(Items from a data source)
━━━━━━━━━━

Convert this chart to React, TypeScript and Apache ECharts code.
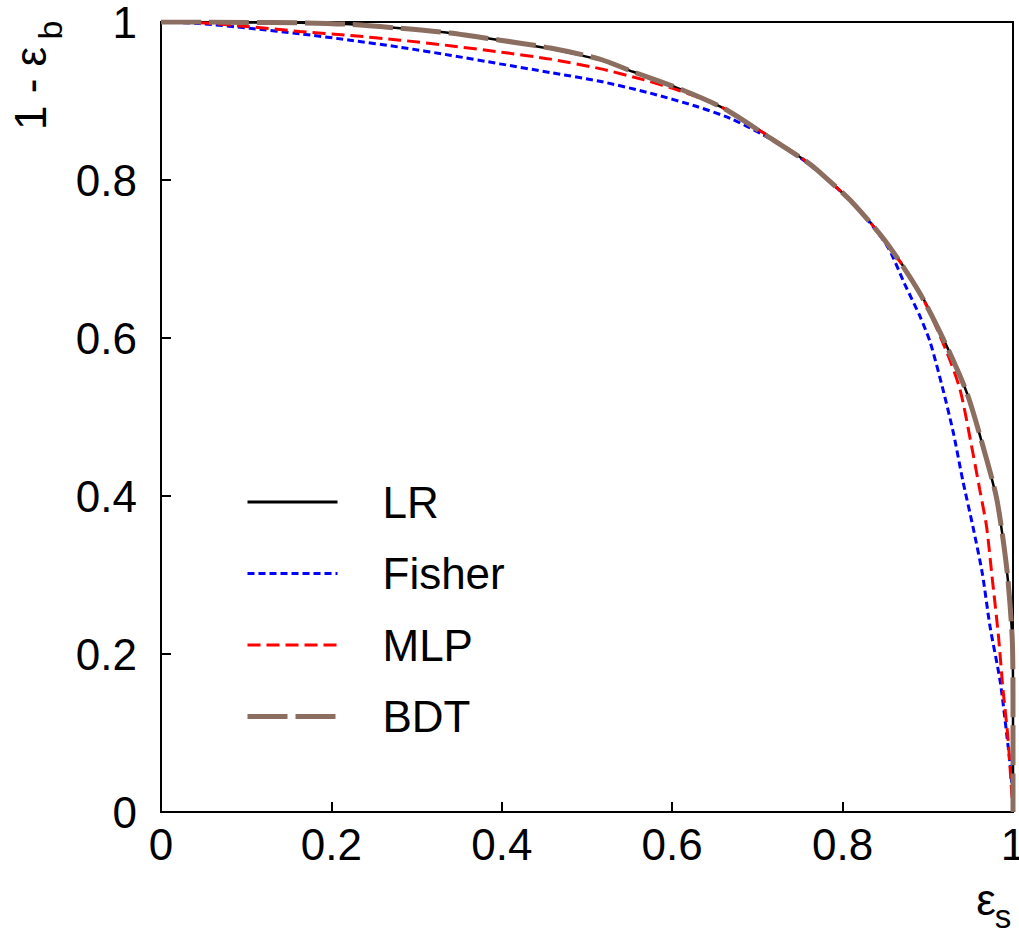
import React, { useEffect, useRef } from "react";
import * as echarts from "echarts";

// Signal efficiency (x) and background rejection 1 - eps_b (y) for each classifier
const lrEps = [0, 0.05, 0.1, 0.163, 0.222, 0.281, 0.339, 0.398, 0.457, 0.515, 0.554, 0.605, 0.66, 0.711, 0.758, 0.773, 0.812, 0.852, 0.891, 0.922, 0.946, 0.965, 0.981, 0.993, 0.999, 1.0, 1.0];
const lrRej = [1.0, 1.0, 0.9995, 0.999, 0.997, 0.992, 0.986, 0.977, 0.966, 0.952, 0.937, 0.917, 0.891, 0.857, 0.823, 0.81, 0.771, 0.72, 0.657, 0.59, 0.53, 0.462, 0.395, 0.304, 0.222, 0.15, 0.0];

const fisherEps = [0, 0.046, 0.104, 0.163, 0.222, 0.281, 0.339, 0.398, 0.457, 0.515, 0.574, 0.629, 0.668, 0.707, 0.758, 0.812, 0.852, 0.873, 0.891, 0.903, 0.918, 0.93, 0.941, 0.953, 0.964, 0.973, 0.985, 0.993, 0.998, 1.0];
const fisherRej = [1.0, 0.998, 0.992, 0.985, 0.977, 0.968, 0.958, 0.947, 0.936, 0.925, 0.91, 0.893, 0.878, 0.857, 0.822, 0.771, 0.717, 0.668, 0.627, 0.594, 0.534, 0.48, 0.42, 0.361, 0.302, 0.235, 0.165, 0.095, 0.044, 0.0];

const mlpEps = [0, 0.046, 0.104, 0.163, 0.222, 0.281, 0.339, 0.398, 0.457, 0.515, 0.566, 0.609, 0.66, 0.711, 0.758, 0.812, 0.852, 0.891, 0.922, 0.938, 0.95, 0.961, 0.969, 0.975, 0.983, 0.988, 0.994, 0.998, 1.0];
const mlpRej = [1.0, 0.999, 0.994, 0.988, 0.983, 0.977, 0.97, 0.962, 0.953, 0.941, 0.927, 0.913, 0.891, 0.857, 0.823, 0.771, 0.72, 0.657, 0.583, 0.534, 0.471, 0.408, 0.361, 0.302, 0.222, 0.158, 0.095, 0.032, 0.0];

const bdtEps = [0, 0.05, 0.1, 0.163, 0.222, 0.281, 0.339, 0.398, 0.457, 0.515, 0.554, 0.605, 0.66, 0.711, 0.758, 0.773, 0.812, 0.852, 0.891, 0.922, 0.946, 0.965, 0.981, 0.993, 0.999, 1.0, 1.0];
const bdtRej = [1.0, 1.0, 0.9995, 0.999, 0.997, 0.992, 0.986, 0.977, 0.967, 0.953, 0.937, 0.917, 0.891, 0.856, 0.823, 0.81, 0.771, 0.72, 0.656, 0.59, 0.53, 0.462, 0.396, 0.305, 0.222, 0.15, 0.0];

const seriesNames = ["LR", "Fisher", "MLP", "BDT"];
const tickValues = [0, 0.2, 0.4, 0.6, 0.8, 1];

const FONT = "'Liberation Sans', Arial, Helvetica, sans-serif";

function pairs(xs: number[], ys: number[]) {
  return xs.map((x, i) => [x, ys[i]]);
}

const hiddenSymbol = { color: "rgba(0,0,0,0)", borderWidth: 0, opacity: 0 };

export default function App() {
  const ref = useRef<HTMLDivElement>(null);

  useEffect(() => {
    if (!ref.current) return;
    const chart = echarts.init(ref.current, undefined, { renderer: "svg" });

    const axisCommon = {
      type: "value" as const,
      min: 0,
      max: 1,
      interval: 0.2,
      axisLine: { show: true, lineStyle: { color: "#000", width: 2 } },
      axisTick: { show: true, inside: true, length: 10, lineStyle: { color: "#000", width: 2 } },
      splitLine: { show: false },
    };

    chart.setOption({
      animation: false,
      backgroundColor: "#fff",
      textStyle: { fontFamily: FONT },
      grid: {
        left: 161,
        top: 22,
        width: 852,
        height: 790,
        show: true,
        borderColor: "#000",
        borderWidth: 2,
        containLabel: false,
        outerBoundsMode: "none",
      },
      xAxis: {
        ...axisCommon,
        axisLabel: {
          fontSize: 44,
          color: "#000",
          fontFamily: FONT,
          margin: 10,
          formatter: (v: number) => {
            const r = Math.round(v * 10) / 10;
            return tickValues.includes(r) ? String(r) : "";
          },
        },
      },
      yAxis: {
        ...axisCommon,
        axisLabel: {
          fontSize: 44,
          color: "#000",
          fontFamily: FONT,
          margin: 24,
          formatter: (v: number) => String(Math.round(v * 10) / 10),
        },
      },
      legend: {
        orient: "vertical",
        left: 245,
        top: 480,
        padding: 0,
        itemWidth: 90,
        itemHeight: 20,
        itemGap: 27.5,
        textStyle: { fontSize: 44, color: "#000", fontFamily: FONT, padding: [0, 0, 0, 40] },
        data: [
          { name: seriesNames[0], lineStyle: { width: 3 }, itemStyle: hiddenSymbol },
          { name: seriesNames[1], lineStyle: { width: 3 }, itemStyle: hiddenSymbol },
          { name: seriesNames[2], lineStyle: { width: 3 }, itemStyle: hiddenSymbol },
          { name: seriesNames[3], lineStyle: { width: 5 }, itemStyle: hiddenSymbol },
        ],
      },
      series: [
        {
          name: seriesNames[0],
          type: "line",
          data: pairs(lrEps, lrRej),
          symbol: "none",
          smooth: 0.25,
          lineStyle: { color: "#000000", width: 2.5, type: "solid" },
          itemStyle: { color: "#000000" },
          z: 2,
        },
        {
          name: seriesNames[1],
          type: "line",
          data: pairs(fisherEps, fisherRej),
          symbol: "none",
          smooth: 0.25,
          lineStyle: { color: "#0000ff", width: 3, type: [7, 4] },
          itemStyle: { color: "#0000ff" },
          z: 3,
        },
        {
          name: seriesNames[2],
          type: "line",
          data: pairs(mlpEps, mlpRej),
          symbol: "none",
          smooth: 0.25,
          lineStyle: { color: "#ff0000", width: 3, type: [13, 6] },
          itemStyle: { color: "#ff0000" },
          z: 4,
        },
        {
          name: seriesNames[3],
          type: "line",
          data: pairs(bdtEps, bdtRej),
          symbol: "none",
          smooth: 0.25,
          lineStyle: { color: "#8b6e60", width: 5, type: [40, 8] },
          itemStyle: { color: "#8b6e60" },
          z: 5,
        },
      ],
      graphic: [
        {
          type: "text",
          x: 30,
          y: 130,
          rotation: Math.PI / 2,
          style: { text: "1 - ε", font: `44px ${FONT}`, fill: "#000", textAlign: "left", textVerticalAlign: "middle" },
        },
        {
          type: "text",
          x: 50,
          y: 30,
          rotation: Math.PI / 2,
          style: { text: "b", font: `34px ${FONT}`, fill: "#000", textAlign: "center", textVerticalAlign: "middle" },
        },
        {
          type: "text",
          x: 986,
          y: 899,
          style: { text: "ε", font: `44px ${FONT}`, fill: "#000", textAlign: "center", textVerticalAlign: "middle" },
        },
        {
          type: "text",
          x: 1003,
          y: 916,
          style: { text: "s", font: `33px ${FONT}`, fill: "#000", textAlign: "center", textVerticalAlign: "middle" },
        },
      ],
    });

    return () => chart.dispose();
  }, []);

  return (
    <div
      ref={ref}
      style={{ position: "fixed", left: 0, top: 0, width: 1019, height: 931, background: "#fff" }}
    />
  );
}
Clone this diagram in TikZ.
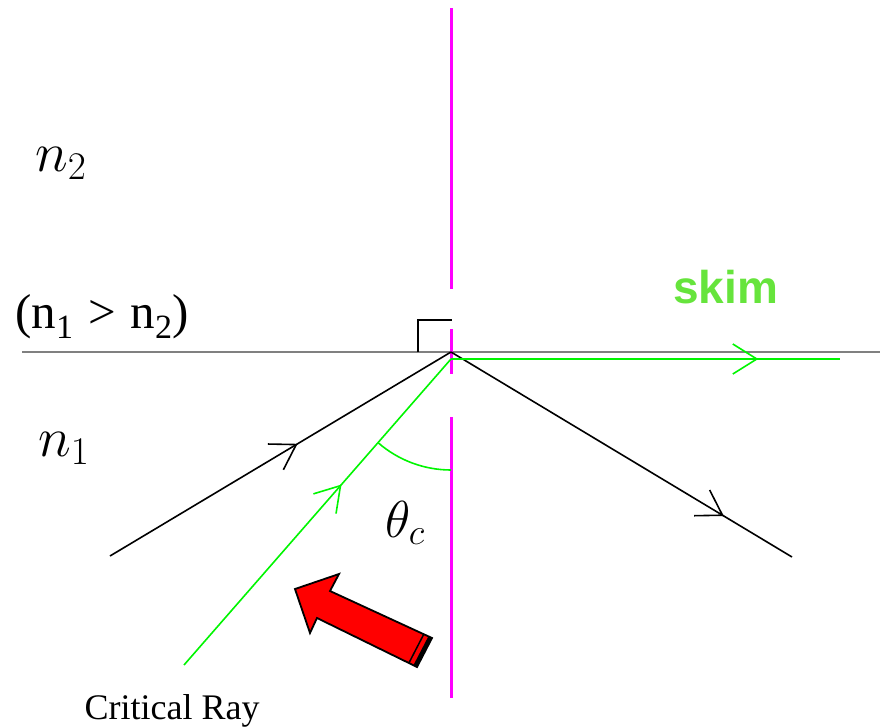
\documentclass[tikz,border=0pt]{standalone}
\usepackage{fix-cm}
\usepackage{fontspec}
\newfontfamily\timesf{Liberation Serif}
\newfontfamily\arialf{Liberation Sans}
\usetikzlibrary{arrows.meta,decorations.markings}
\definecolor{mag}{RGB}{255,0,255}
\definecolor{ltgreen}{RGB}{0,245,0}
\definecolor{skimgreen}{RGB}{102,228,60}
\definecolor{ifgray}{RGB}{128,128,128}
\definecolor{arrred}{RGB}{255,0,0}
\tikzset{
  ray/.style={line width=1.6pt},
  midarrow/.style 2 args={postaction={decorate},
    decoration={markings,mark=at position #1 with {\arrow{Straight Barb[length=24pt,width=30pt,line width=1.6pt,color=#2]}}}},
  lbl/.style={inner sep=0pt,anchor=base west},
}
\begin{document}
\begin{tikzpicture}[x=1pt,y=-1pt]
\useasboundingbox (0,0) rectangle (884,728);
% coordinates
\coordinate (O) at (451,352);
\coordinate (G) at (451,359);
\coordinate (inS) at (110,556);
\coordinate (outE) at (792,557);
\coordinate (crS) at (184,665);
\coordinate (skE) at (840,359);
\coordinate (hL) at (22,352);
\coordinate (hR) at (880,352);
\coordinate (m1) at (451,8);
\coordinate (m2) at (451,289);
\coordinate (m3) at (451,329);
\coordinate (m4) at (451,374);
\coordinate (m5) at (451,417);
\coordinate (m6) at (451,698);
\coordinate (sq1) at (418,352);
\coordinate (sq2) at (418,320);
\coordinate (sq3) at (452,320);
% interface
\draw[ifgray,line width=2pt] (hL) -- (hR);
% normal
\draw[mag,line width=3pt] (m1) -- (m2);
\draw[mag,line width=3pt] (m3) -- (m4);
\draw[mag,line width=3pt] (m5) -- (m6);
% right angle
\draw[black,line width=2.5pt] (sq1) -- (sq2) -- (sq3);
% rays
\draw[ray,black,midarrow={0.55}{black}] (inS) -- (O);
\draw[ray,black,midarrow={0.8}{black}] (O) -- (outE);
\draw[ray,ltgreen,midarrow={0.59}{ltgreen}] (crS) -- (G);
\draw[ray,ltgreen,midarrow={0.79}{ltgreen}] (G) -- (skE);
% angle arc
\draw[ray,ltgreen] (G) ++(0,111) arc[start angle=90,end angle=131,radius=111];
% red block arrow
\filldraw[fill=arrred,draw=black,line width=1.8pt,line join=miter]
  (295,589) -- (339,574) -- (330,591) -- (432,638) -- (417,667) -- (317,618) -- (310,633) -- cycle;
\draw[black,line width=4pt] (430.2,637.2) -- (415.2,666.1);
\draw[black,line width=1.5pt] (423.8,634.2) -- (408.9,663.0);
% labels
\node[lbl] (n2) at (35,171) {\fontsize{56}{60}\selectfont $n_2$};
\node[lbl] (n1) at (38,456) {\fontsize{56}{60}\selectfont $n_1$};
\node[lbl] (thc) at (385,537) {\fontsize{52}{60}\selectfont $\theta_c$};
\node[lbl] (cond) at (15,328) {\timesf\fontsize{49}{50}\selectfont (n\raisebox{-0.22em}{\fontsize{34}{34}\selectfont 1}\hspace{15pt}{>}\hspace{15pt}n\raisebox{-0.22em}{\fontsize{34}{34}\selectfont 2})};
\node[lbl] (skim) at (673,303) {\arialf\bfseries\fontsize{46}{50}\selectfont\color{skimgreen} skim};
\node[inner sep=0pt,anchor=base] (crit) at (172,719) {\timesf\fontsize{36}{40}\selectfont Critical Ray};
\end{tikzpicture}
\end{document}
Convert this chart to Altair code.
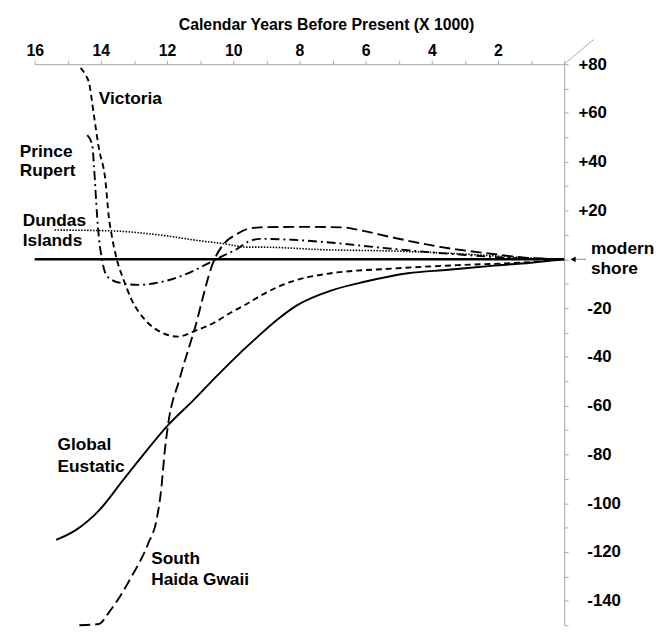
import altair as alt
import pandas as pd

FONT = "Liberation Sans, Arial, sans-serif"

# Axis ticks
T_TICKS = list(range(0, 17))
Y_TICKS = list(range(-150, 81, 10))

# Series (t = calendar years BP x 1000, y = relative sea level, m)
eust_t = [15.35, 14.76, 14.06, 13.3, 12.77, 11.97, 11.2, 10.58, 10.03, 9.28, 8.69, 8.09, 7.0, 6.0, 4.72, 3.5, 2.2, 1.0, 0.0]
eust_y = [-115, -111, -103, -90, -81, -68, -57.7, -49, -41.5, -32, -25, -19, -12.6, -9.1, -5.7, -4.3, -2.7, -1.4, 0]

haida_t = [14.65, 14.06, 13.76, 13.07, 12.57, 12.32, 12.17, 12.07, 11.97, 11.62, 11.17, 10.58, 10.28, 9.88, 9.58, 9.19, 8.0, 6.7, 6.2, 5.2, 3.71, 2.22, 1.22, 0.0]
haida_y = [-150, -149.5, -144.8, -130, -116.5, -107, -93.5, -78.7, -67.9, -49, -28.7, -0.4, 6.4, 10.4, 12.4, 13.1, 13.3, 13.1, 12, 9, 5, 2.3, 0.7, 0]

vic_t = [14.61, 14.46, 14.36, 14.21, 14.06, 13.86, 13.76, 13.67, 13.51, 13.31, 13.07, 12.67, 12.17, 11.67, 11.17, 10.58, 10.08, 9.58, 9.19, 8.19, 7.19, 5.2, 3.22, 1.22, 0.0]
vic_y = [78.5, 75.5, 72.5, 59, 45.5, 32, 17.4, 9.7, -0.4, -8.5, -16.6, -24.7, -30, -31.7, -29.4, -26, -21.9, -18.2, -15.0, -8.9, -6.0, -3.8, -2.4, -1.3, 0]

pr_t = [14.41, 14.26, 14.21, 14.16, 14.11, 14.06, 13.96, 13.86, 13.66, 13.36, 12.87, 12.37, 11.77, 11.17, 10.68, 10.28, 9.88, 9.58, 9.19, 8.2, 7.19, 5.2, 3.21, 1.22, 0.0]
pr_y = [50.9, 46.8, 38.7, 27.9, 17.1, 9.0, -0.4, -5.8, -8.5, -9.8, -10.5, -9.8, -7.8, -4.5, -1.1, 1.6, 4.3, 7.0, 8.4, 8.0, 7.0, 4.3, 2.0, 0.3, 0]

dun_t = [15.4, 13.76, 12.07, 11.07, 10.28, 9.58, 9.19, 7.19, 5.2, 3.21, 1.22, 0.0]
dun_y = [12, 11.7, 9.7, 7.7, 6.4, 5.0, 5.0, 3.9, 3.4, 2.3, 0.7, 0]

shore_t = [16, 0]
shore_y = [0, 0]

# Annotations
lab_text = ["Victoria", "Prince", "Rupert", "Dundas", "Islands", "Global", "Eustatic",
            "South", "Haida Gwaii", "modern", "shore"]
lab_t = [14.06, 16.45, 16.45, 16.36, 16.36, 15.31, 15.31, 12.48, 12.48, -0.81, -0.81]
lab_y = [65.6, 44.1, 36.0, 15.8, 7.3, -76.1, -85.0, -122.7, -131.6, 4.0, -4.0]

# modern shore arrow
arrow_t = [-0.3, -0.66]
arrow_y = [0, 0]

x_scale = alt.Scale(domain=[16, 0], nice=False, zero=False)
y_scale = alt.Scale(domain=[-150, 80], nice=False, zero=False)

x_axis = alt.Axis(
    orient="top", values=T_TICKS,
    labelExpr="datum.value % 2 == 0 && datum.value > 0 ? datum.value : ''",
    title="Calendar Years Before Present (X 1000)",
    titleFont=FONT, titleFontSize=16, titleFontWeight="bold", titleColor="black",
    titleX=295, titleY=-35, titleAlign="center", titleBaseline="alphabetic",
    labelFont=FONT, labelFontSize=16, labelFontWeight="bold", labelColor="black",
    labelPadding=2, labelFlush=False, labelOverlap=False,
    tickColor="#aaa", tickSize=4, domainColor="#aaa", domainWidth=1, grid=False,
)
y_axis = alt.Axis(
    orient="right", values=Y_TICKS,
    labelExpr="datum.value % 20 == 0 && datum.value != 0 ? (datum.value > 0 ? '+' + datum.value : '' + datum.value) : ''",
    title=None,
    labelFont=FONT, labelFontSize=17, labelFontWeight="bold", labelColor="black",
    labelAlign="left", labelBaseline="middle",
    labelPadding=alt.ExprRef(expr="datum.value > 0 ? 10 : 19"),
    labelFlush=False, labelOverlap=False,
    tickColor="#aaa", tickSize=4, domainColor="#aaa", domainWidth=1, grid=False,
)

X = alt.X("t:Q", scale=x_scale, axis=x_axis)
Y = alt.Y("y:Q", scale=y_scale, axis=y_axis)


def series(ts, ys):
    return pd.DataFrame({"t": ts, "y": ys})


def line_layer(ts, ys, dash=None, width=1.9):
    kw = dict(color="black", strokeWidth=width, interpolate="monotone")
    if dash:
        kw["strokeDash"] = dash
    return alt.Chart(series(ts, ys)).mark_line(**kw).encode(x=X, y=Y)


shore = line_layer(shore_t, shore_y, width=2.6)
eust = line_layer(eust_t, eust_y)
haida = line_layer(haida_t, haida_y, dash=[11, 5])
vic = line_layer(vic_t, vic_y, dash=[6, 4])
pr = line_layer(pr_t, pr_y, dash=[9, 4, 2, 4])
dun = line_layer(dun_t, dun_y, dash=[1.5, 1.5], width=1.6)

arrow_line = alt.Chart(series(arrow_t, arrow_y)).mark_line(color="#888", strokeWidth=1).encode(x=X, y=Y)
arrow_head = alt.Chart(series([-0.27], [0])).mark_point(
    shape="triangle-left", filled=True, color="black", size=35, opacity=1
).encode(x=X, y=Y)

labels = alt.Chart(pd.DataFrame({"text": lab_text, "t": lab_t, "y": lab_y})).mark_text(
    align="left", baseline="middle", font=FONT, fontSize=17.5, fontWeight="bold", color="black"
).encode(x=X, y=Y, text="text:N")

corner = alt.Chart(pd.DataFrame({"a": [0]})).mark_rule(color="#aaa", strokeWidth=1).encode(
    x=alt.value(536), y=alt.value(0), x2=alt.value(566), y2=alt.value(-25)
)

chart = alt.layer(shore, dun, pr, vic, haida, eust, arrow_line, arrow_head, labels, corner).properties(
    width=536, height=568,
    autosize=alt.AutoSizeParams(type="none"),
    padding={"left": 27, "top": 53, "right": 95, "bottom": 3},
    background="white",
).configure_view(stroke=None)

chart.save("out.html", embed_options={"renderer": "svg", "actions": False})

━━━━━━━━━━

→ **Stated problem**
Repeat exactly the lines from the first line of the records above through the line containing "const ref = useRef<HTMLDivElement>(null);", both included. Leave out the pictures.

→ **Answer**
Convert this chart to React, TypeScript and Apache ECharts code.
import React, { useEffect, useRef } from "react";
import * as echarts from "echarts";

// Signal efficiency (x) and background rejection 1 - eps_b (y) for each classifier
const lrEps = [0, 0.05, 0.1, 0.163, 0.222, 0.281, 0.339, 0.398, 0.457, 0.515, 0.554, 0.605, 0.66, 0.711, 0.758, 0.773, 0.812, 0.852, 0.891, 0.922, 0.946, 0.965, 0.981, 0.993, 0.999, 1.0, 1.0];
const lrRej = [1.0, 1.0, 0.9995, 0.999, 0.997, 0.992, 0.986, 0.977, 0.966, 0.952, 0.937, 0.917, 0.891, 0.857, 0.823, 0.81, 0.771, 0.72, 0.657, 0.59, 0.53, 0.462, 0.395, 0.304, 0.222, 0.15, 0.0];

const fisherEps = [0, 0.046, 0.104, 0.163, 0.222, 0.281, 0.339, 0.398, 0.457, 0.515, 0.574, 0.629, 0.668, 0.707, 0.758, 0.812, 0.852, 0.873, 0.891, 0.903, 0.918, 0.93, 0.941, 0.953, 0.964, 0.973, 0.985, 0.993, 0.998, 1.0];
const fisherRej = [1.0, 0.998, 0.992, 0.985, 0.977, 0.968, 0.958, 0.947, 0.936, 0.925, 0.91, 0.893, 0.878, 0.857, 0.822, 0.771, 0.717, 0.668, 0.627, 0.594, 0.534, 0.48, 0.42, 0.361, 0.302, 0.235, 0.165, 0.095, 0.044, 0.0];

const mlpEps = [0, 0.046, 0.104, 0.163, 0.222, 0.281, 0.339, 0.398, 0.457, 0.515, 0.566, 0.609, 0.66, 0.711, 0.758, 0.812, 0.852, 0.891, 0.922, 0.938, 0.95, 0.961, 0.969, 0.975, 0.983, 0.988, 0.994, 0.998, 1.0];
const mlpRej = [1.0, 0.999, 0.994, 0.988, 0.983, 0.977, 0.97, 0.962, 0.953, 0.941, 0.927, 0.913, 0.891, 0.857, 0.823, 0.771, 0.72, 0.657, 0.583, 0.534, 0.471, 0.408, 0.361, 0.302, 0.222, 0.158, 0.095, 0.032, 0.0];

const bdtEps = [0, 0.05, 0.1, 0.163, 0.222, 0.281, 0.339, 0.398, 0.457, 0.515, 0.554, 0.605, 0.66, 0.711, 0.758, 0.773, 0.812, 0.852, 0.891, 0.922, 0.946, 0.965, 0.981, 0.993, 0.999, 1.0, 1.0];
const bdtRej = [1.0, 1.0, 0.9995, 0.999, 0.997, 0.992, 0.986, 0.977, 0.967, 0.953, 0.937, 0.917, 0.891, 0.856, 0.823, 0.81, 0.771, 0.72, 0.656, 0.59, 0.53, 0.462, 0.396, 0.305, 0.222, 0.15, 0.0];

const seriesNames = ["LR", "Fisher", "MLP", "BDT"];
const tickValues = [0, 0.2, 0.4, 0.6, 0.8, 1];

const FONT = "'Liberation Sans', Arial, Helvetica, sans-serif";

function pairs(xs: number[], ys: number[]) {
  return xs.map((x, i) => [x, ys[i]]);
}

const hiddenSymbol = { color: "rgba(0,0,0,0)", borderWidth: 0, opacity: 0 };

export default function App() {
  const ref = useRef<HTMLDivElement>(null);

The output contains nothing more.